Мать продала мои детские фото «для денег». Было 500 штук

Светлые строки

Я нашла свои детские фотографии на Авито. Продавец писал: «Советский быт, живые лица, отличное состояние». Цена — восемьсот рублей за всё.

Там была я в три года у ёлки. Я в первом классе с портфелем. Папа держит меня на руках на даче в Подмосковье. Папы уже нет семь лет. А фотографии — на Авито.

Я позвонила маме. Она ответила после третьего гудка — как всегда, не торопясь.

— Валь, ты продала наши семейные фото?

Мать продала мои детские фото "для денег". Было 500 штук

Она помолчала секунду. Потом сказала спокойно, как будто речь шла о старых журналах:

— Ну продала. Они в коробке лежали, места занимали. Дали восемьсот рублей — и хорошо.

Я не нашлась что ответить. Просто стояла посреди кухни и смотрела в экран телефона — на своё лицо в три года.

Восемьсот рублей. Моё детство стоило восемьсот рублей.

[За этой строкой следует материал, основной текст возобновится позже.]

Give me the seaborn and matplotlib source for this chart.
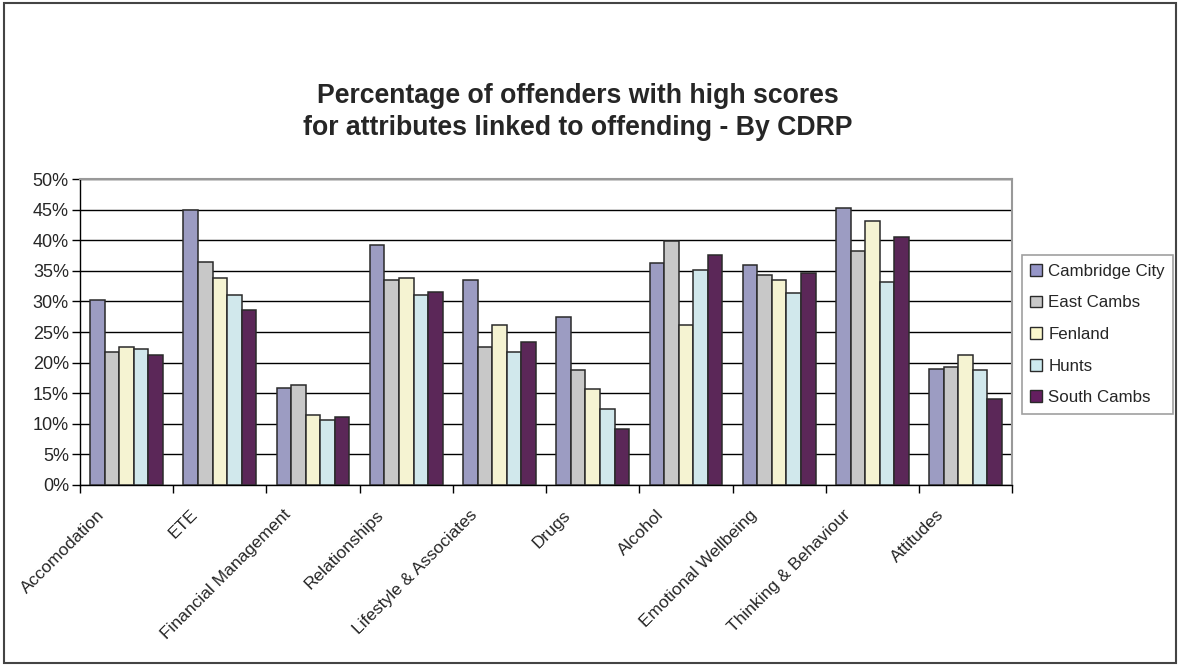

Я тогда ещё не знала, что этот звонок станет последним. Что через три дня я скажу ей то, что не решалась сказать сорок три года. И что мне не будет стыдно.

* * *

Мама всегда знала, что ей можно.

Можно позвонить в половине двенадцатого ночи и говорить сорок минут о соседке Зине. Можно приехать без предупреждения и сделать замечание, что у меня пыльно на полке. Можно сказать при муже: «Ты в молодости была стройнее» — и удивиться, почему я обиделась.

Я не устанавливала границ. Я не умела. Нас не учили.

Меня учили терпеть, помогать, не грубить старшим. Меня учили, что мать — это святое. Что бы она ни сделала — она мать. Этим всё сказано.

Мы с ней жили в разных концах Москвы. Я на Юго-Западной, она у Речного вокзала. Час на метро. Я ездила раз в две недели — привозила продукты, иногда деньги. Она встречала меня у двери с видом человека, которому давно недоплачивают.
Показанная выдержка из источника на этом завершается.